## Description of the task
Copy the material below verbatim from the line with "Give me the Chart.js source for this chart." to the line with "Arial, Helvetica, sans-serif';", both lines included, omitting pictures and every line outside that range.

## Provided data

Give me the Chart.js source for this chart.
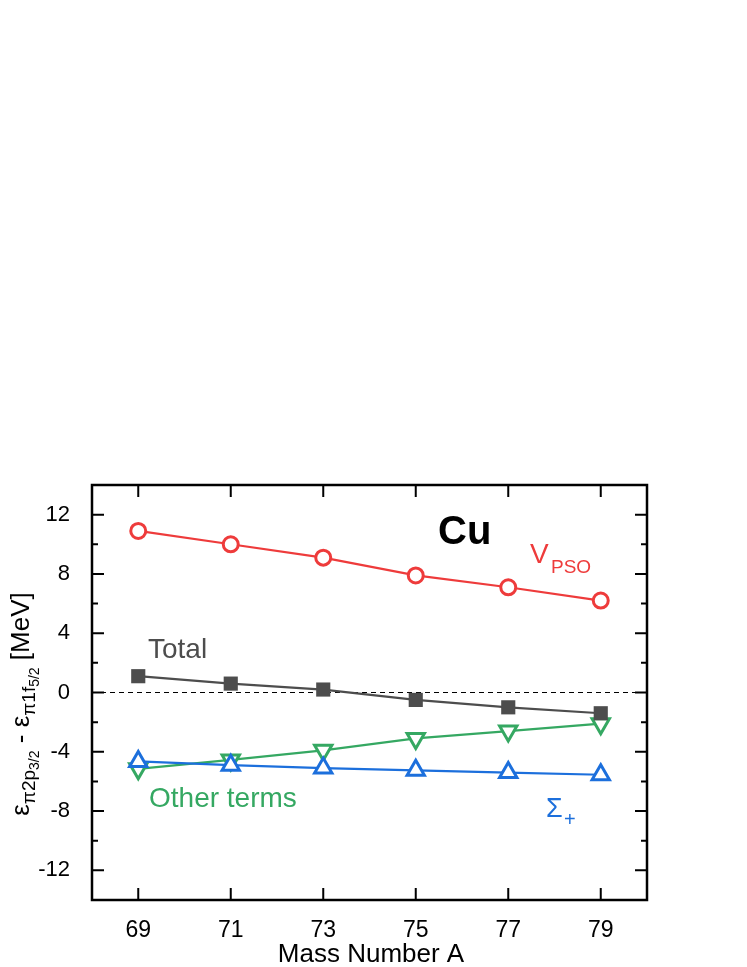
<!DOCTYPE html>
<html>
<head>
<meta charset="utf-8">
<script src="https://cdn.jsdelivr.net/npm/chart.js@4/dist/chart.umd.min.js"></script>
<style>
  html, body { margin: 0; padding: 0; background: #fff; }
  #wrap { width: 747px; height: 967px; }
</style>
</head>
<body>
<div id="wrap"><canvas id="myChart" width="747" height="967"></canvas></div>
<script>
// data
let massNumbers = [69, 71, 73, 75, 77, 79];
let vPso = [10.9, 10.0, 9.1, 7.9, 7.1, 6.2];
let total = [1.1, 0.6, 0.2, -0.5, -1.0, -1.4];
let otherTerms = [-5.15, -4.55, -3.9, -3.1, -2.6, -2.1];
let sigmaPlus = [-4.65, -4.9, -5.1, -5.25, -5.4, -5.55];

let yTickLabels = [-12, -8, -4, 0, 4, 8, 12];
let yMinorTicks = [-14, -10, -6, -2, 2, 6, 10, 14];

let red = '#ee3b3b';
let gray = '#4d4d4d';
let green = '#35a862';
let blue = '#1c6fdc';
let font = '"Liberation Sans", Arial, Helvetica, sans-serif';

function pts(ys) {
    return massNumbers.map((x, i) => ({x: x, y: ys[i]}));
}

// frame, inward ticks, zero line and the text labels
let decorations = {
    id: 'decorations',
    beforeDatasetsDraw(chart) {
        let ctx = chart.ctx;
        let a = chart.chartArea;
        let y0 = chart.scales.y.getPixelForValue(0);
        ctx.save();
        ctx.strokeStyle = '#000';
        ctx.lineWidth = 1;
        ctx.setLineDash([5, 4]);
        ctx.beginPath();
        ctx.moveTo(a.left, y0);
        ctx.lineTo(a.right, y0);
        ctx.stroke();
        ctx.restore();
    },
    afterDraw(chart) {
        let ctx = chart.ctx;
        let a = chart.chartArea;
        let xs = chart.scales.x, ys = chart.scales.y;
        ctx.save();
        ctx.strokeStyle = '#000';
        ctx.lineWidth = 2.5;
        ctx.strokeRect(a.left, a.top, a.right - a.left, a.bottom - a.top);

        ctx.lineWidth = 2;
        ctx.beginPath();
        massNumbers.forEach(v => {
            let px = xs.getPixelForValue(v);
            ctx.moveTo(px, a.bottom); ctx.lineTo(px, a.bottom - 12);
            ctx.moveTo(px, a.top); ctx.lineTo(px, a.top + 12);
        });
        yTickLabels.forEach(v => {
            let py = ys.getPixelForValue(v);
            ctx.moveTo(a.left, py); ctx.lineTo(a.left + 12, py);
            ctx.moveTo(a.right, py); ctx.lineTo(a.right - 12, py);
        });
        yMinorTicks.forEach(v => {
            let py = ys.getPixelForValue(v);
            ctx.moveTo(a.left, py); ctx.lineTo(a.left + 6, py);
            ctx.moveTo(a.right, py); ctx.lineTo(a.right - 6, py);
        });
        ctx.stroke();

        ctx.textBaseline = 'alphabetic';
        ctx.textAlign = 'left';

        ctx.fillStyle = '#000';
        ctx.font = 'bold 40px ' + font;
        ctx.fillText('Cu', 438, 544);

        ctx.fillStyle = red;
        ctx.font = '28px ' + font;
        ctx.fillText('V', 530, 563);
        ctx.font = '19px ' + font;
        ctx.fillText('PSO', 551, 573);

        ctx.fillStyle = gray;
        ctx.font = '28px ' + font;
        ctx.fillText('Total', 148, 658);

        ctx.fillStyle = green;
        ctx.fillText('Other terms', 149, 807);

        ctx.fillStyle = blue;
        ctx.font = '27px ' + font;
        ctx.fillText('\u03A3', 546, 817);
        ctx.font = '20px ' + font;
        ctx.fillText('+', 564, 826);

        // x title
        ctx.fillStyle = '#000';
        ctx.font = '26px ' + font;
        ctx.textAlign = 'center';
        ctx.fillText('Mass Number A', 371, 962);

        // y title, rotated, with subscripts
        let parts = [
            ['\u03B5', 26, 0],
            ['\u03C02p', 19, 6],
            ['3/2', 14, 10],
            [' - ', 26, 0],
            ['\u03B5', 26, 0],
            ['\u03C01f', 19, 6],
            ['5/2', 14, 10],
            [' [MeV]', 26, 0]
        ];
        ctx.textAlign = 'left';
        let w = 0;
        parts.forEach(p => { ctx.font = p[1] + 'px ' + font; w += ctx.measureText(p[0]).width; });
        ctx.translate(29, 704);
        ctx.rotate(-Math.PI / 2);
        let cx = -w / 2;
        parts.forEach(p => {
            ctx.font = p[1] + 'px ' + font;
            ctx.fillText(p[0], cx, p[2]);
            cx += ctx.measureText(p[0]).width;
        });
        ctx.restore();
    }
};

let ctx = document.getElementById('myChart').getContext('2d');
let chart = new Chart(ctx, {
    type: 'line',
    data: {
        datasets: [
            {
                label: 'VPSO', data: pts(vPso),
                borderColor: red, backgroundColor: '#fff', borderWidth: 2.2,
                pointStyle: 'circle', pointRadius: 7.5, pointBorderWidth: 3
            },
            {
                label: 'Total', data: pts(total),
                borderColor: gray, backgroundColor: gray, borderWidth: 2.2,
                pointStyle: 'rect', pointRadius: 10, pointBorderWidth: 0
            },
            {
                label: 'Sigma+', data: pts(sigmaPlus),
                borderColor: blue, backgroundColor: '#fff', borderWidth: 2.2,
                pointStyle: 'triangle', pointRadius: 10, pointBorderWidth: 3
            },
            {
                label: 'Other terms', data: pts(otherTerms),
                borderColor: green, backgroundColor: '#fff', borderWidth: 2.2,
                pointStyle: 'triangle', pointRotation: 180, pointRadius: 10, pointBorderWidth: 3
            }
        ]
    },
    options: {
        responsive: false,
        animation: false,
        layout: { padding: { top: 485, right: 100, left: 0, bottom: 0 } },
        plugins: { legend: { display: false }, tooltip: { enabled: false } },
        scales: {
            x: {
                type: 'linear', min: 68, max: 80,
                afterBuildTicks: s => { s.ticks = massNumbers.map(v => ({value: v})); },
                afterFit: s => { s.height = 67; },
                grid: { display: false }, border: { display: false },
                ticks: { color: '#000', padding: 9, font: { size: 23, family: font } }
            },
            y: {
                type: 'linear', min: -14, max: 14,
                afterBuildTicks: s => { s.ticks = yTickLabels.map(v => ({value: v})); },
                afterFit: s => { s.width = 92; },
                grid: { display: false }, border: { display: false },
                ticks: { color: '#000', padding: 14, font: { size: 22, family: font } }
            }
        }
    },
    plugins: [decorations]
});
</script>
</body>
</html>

* * *

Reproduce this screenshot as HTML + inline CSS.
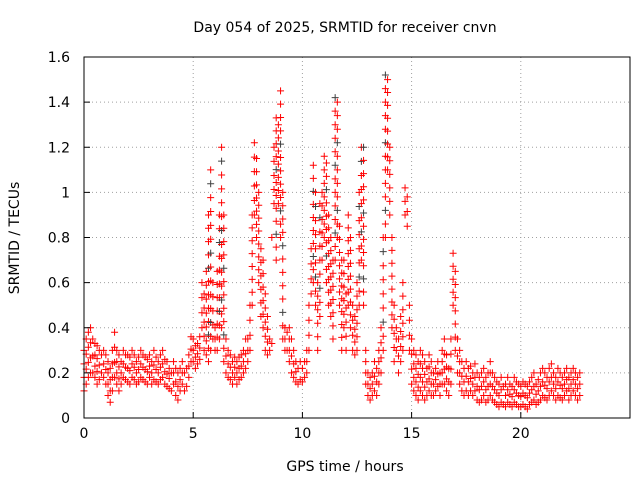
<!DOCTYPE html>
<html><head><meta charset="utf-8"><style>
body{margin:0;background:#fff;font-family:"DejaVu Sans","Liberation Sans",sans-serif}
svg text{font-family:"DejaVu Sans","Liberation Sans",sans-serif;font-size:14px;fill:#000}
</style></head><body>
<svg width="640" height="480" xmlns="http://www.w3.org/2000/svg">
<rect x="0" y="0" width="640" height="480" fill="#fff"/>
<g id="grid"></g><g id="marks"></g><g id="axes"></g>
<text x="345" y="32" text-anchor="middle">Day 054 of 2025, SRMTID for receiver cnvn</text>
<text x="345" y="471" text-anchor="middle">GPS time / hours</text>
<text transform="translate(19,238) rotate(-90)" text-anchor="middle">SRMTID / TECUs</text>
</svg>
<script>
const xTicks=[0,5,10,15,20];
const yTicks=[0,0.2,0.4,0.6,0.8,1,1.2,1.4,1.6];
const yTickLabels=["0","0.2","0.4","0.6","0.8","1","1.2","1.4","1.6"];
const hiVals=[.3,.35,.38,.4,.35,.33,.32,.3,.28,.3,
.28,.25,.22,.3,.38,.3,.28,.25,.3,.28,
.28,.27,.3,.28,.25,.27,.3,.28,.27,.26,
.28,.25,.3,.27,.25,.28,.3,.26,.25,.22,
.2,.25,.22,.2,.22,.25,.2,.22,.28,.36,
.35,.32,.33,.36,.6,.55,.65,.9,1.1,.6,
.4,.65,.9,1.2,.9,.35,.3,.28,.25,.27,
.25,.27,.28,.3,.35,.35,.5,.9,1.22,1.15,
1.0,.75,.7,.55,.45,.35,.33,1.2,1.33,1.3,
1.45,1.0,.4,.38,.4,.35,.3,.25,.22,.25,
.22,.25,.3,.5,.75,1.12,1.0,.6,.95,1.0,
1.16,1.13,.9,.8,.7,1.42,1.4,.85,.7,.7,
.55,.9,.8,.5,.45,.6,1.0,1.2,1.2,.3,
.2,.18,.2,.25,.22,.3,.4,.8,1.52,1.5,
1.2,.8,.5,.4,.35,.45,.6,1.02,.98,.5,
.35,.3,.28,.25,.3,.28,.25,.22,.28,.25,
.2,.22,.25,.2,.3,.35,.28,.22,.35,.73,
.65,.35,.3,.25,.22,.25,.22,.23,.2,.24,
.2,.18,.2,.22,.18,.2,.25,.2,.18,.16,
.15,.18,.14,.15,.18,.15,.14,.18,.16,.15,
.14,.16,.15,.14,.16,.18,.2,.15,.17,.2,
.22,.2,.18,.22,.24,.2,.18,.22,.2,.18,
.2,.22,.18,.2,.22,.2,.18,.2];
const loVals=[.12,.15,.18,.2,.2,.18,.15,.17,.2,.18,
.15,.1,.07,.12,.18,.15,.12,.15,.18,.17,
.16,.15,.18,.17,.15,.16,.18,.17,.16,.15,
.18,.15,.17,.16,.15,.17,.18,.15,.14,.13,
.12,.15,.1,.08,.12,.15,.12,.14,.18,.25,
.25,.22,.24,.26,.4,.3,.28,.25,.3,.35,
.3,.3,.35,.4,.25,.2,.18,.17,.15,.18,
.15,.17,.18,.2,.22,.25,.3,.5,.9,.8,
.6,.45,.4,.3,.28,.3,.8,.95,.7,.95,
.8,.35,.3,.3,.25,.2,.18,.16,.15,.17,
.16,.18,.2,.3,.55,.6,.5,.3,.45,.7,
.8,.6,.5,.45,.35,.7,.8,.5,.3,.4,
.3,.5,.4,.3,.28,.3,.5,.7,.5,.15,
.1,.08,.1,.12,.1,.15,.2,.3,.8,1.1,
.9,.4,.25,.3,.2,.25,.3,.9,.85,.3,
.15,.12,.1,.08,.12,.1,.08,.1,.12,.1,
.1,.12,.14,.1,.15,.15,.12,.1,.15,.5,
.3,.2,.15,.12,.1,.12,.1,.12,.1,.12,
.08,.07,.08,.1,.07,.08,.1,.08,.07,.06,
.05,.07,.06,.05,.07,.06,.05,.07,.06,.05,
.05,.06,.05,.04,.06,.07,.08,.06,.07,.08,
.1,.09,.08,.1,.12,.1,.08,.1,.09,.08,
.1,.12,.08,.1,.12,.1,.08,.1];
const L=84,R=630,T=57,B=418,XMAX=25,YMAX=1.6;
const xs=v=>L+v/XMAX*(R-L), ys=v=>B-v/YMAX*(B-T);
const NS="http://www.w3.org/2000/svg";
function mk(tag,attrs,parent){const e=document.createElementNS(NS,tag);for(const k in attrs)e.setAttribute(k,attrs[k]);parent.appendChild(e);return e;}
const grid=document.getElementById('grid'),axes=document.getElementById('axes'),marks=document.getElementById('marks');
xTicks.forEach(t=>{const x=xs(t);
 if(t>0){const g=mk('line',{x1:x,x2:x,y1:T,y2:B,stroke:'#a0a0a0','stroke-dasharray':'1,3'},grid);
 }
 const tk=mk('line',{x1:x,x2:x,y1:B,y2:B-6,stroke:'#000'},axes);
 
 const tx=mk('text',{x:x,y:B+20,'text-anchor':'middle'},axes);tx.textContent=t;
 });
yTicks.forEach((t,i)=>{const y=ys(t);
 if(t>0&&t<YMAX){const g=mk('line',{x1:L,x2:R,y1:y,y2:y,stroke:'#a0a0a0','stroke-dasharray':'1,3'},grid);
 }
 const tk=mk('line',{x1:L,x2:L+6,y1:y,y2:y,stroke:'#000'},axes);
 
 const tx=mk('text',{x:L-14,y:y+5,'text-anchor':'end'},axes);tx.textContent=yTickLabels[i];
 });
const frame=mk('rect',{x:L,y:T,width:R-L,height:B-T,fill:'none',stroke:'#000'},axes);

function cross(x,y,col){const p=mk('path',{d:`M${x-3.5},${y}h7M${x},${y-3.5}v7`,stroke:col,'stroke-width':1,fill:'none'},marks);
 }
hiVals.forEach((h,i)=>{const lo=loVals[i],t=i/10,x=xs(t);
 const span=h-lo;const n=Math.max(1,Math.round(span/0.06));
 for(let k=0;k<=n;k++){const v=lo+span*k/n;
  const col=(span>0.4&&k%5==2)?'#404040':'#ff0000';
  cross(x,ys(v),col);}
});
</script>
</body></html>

## Task answer
Give me the Chart.js source for this chart.
<!DOCTYPE html>
<html>
<head>
<meta charset="utf-8">
<script src="https://cdn.jsdelivr.net/npm/chart.js@4/dist/chart.umd.min.js"></script>
<style>
  html, body { margin: 0; padding: 0; background: #fff; }
  #wrap { width: 747px; height: 967px; }
</style>
</head>
<body>
<div id="wrap"><canvas id="myChart" width="747" height="967"></canvas></div>
<script>
// data
let massNumbers = [69, 71, 73, 75, 77, 79];
let vPso = [10.9, 10.0, 9.1, 7.9, 7.1, 6.2];
let total = [1.1, 0.6, 0.2, -0.5, -1.0, -1.4];
let otherTerms = [-5.15, -4.55, -3.9, -3.1, -2.6, -2.1];
let sigmaPlus = [-4.65, -4.9, -5.1, -5.25, -5.4, -5.55];

let yTickLabels = [-12, -8, -4, 0, 4, 8, 12];
let yMinorTicks = [-14, -10, -6, -2, 2, 6, 10, 14];

let red = '#ee3b3b';
let gray = '#4d4d4d';
let green = '#35a862';
let blue = '#1c6fdc';
let font = '"Liberation Sans", Arial, Helvetica, sans-serif';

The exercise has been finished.